## [Exercise aim]
Repeat all of the material below exactly as written, images excluded.

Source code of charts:
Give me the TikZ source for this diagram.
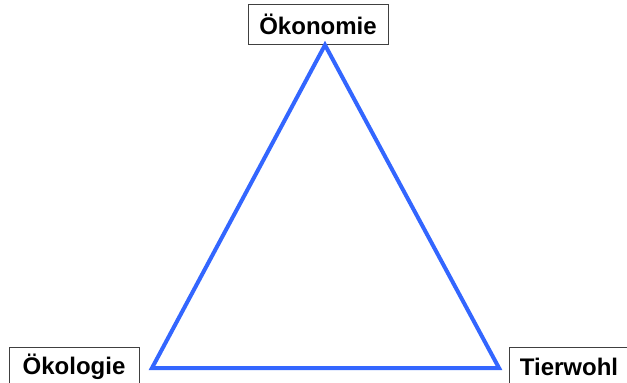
\documentclass[tikz,border=0pt]{standalone}
\usepackage{fontspec}
\setmainfont{Liberation Sans}
\definecolor{triblue}{RGB}{51,102,255}
\tikzset{
  pillar/.style={draw=black!75,line width=0.9pt,fill=white,inner sep=0pt,
    minimum height=40pt,font=\fontsize{24}{28}\selectfont\bfseries},
  edge/.style={draw=triblue,line width=4pt,line join=miter}
}
\begin{document}
\begin{tikzpicture}[x=1pt,y=-1pt]
\useasboundingbox (0,0) rectangle (627,383);
\node[pillar,minimum width=140pt] (oekonomie) at (318,24) {Ökonomie};
\node[pillar,minimum width=130pt] (oekologie) at (74,367) {Ökologie};
\node[pillar,minimum width=120pt] (tierwohl) at (569,367) {Tierwohl};
\coordinate (top) at (325,45);
\coordinate (left) at (152,368);
\coordinate (right) at (499,368);
\draw[edge] (top) -- (left) -- (right) -- cycle;
\end{tikzpicture}
\end{document}
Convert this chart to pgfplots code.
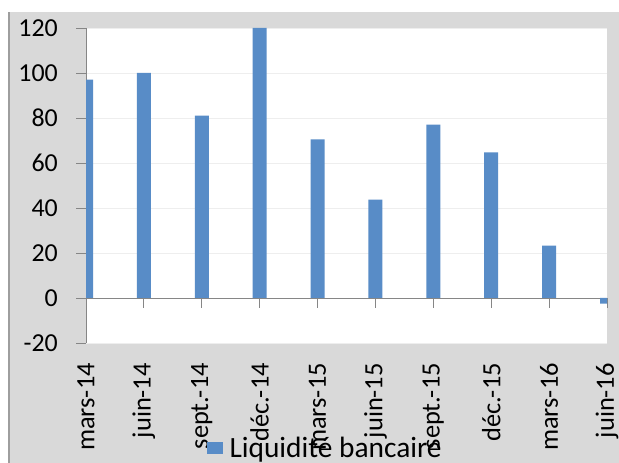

## [Result of the exercise]
Give me the TikZ source for this diagram.
\documentclass[tikz,border=0pt]{standalone}
\usepackage{fontspec}
\setmainfont{Liberation Sans}
\definecolor{triblue}{RGB}{51,102,255}
\tikzset{
  pillar/.style={draw=black!75,line width=0.9pt,fill=white,inner sep=0pt,
    minimum height=40pt,font=\fontsize{24}{28}\selectfont\bfseries},
  edge/.style={draw=triblue,line width=4pt,line join=miter}
}
\begin{document}
\begin{tikzpicture}[x=1pt,y=-1pt]
\useasboundingbox (0,0) rectangle (627,383);
\node[pillar,minimum width=140pt] (oekonomie) at (318,24) {Ökonomie};
\node[pillar,minimum width=130pt] (oekologie) at (74,367) {Ökologie};
\node[pillar,minimum width=120pt] (tierwohl) at (569,367) {Tierwohl};
\coordinate (top) at (325,45);
\coordinate (left) at (152,368);
\coordinate (right) at (499,368);
\draw[edge] (top) -- (left) -- (right) -- cycle;
\end{tikzpicture}
\end{document}
Convert this chart to pgfplots code.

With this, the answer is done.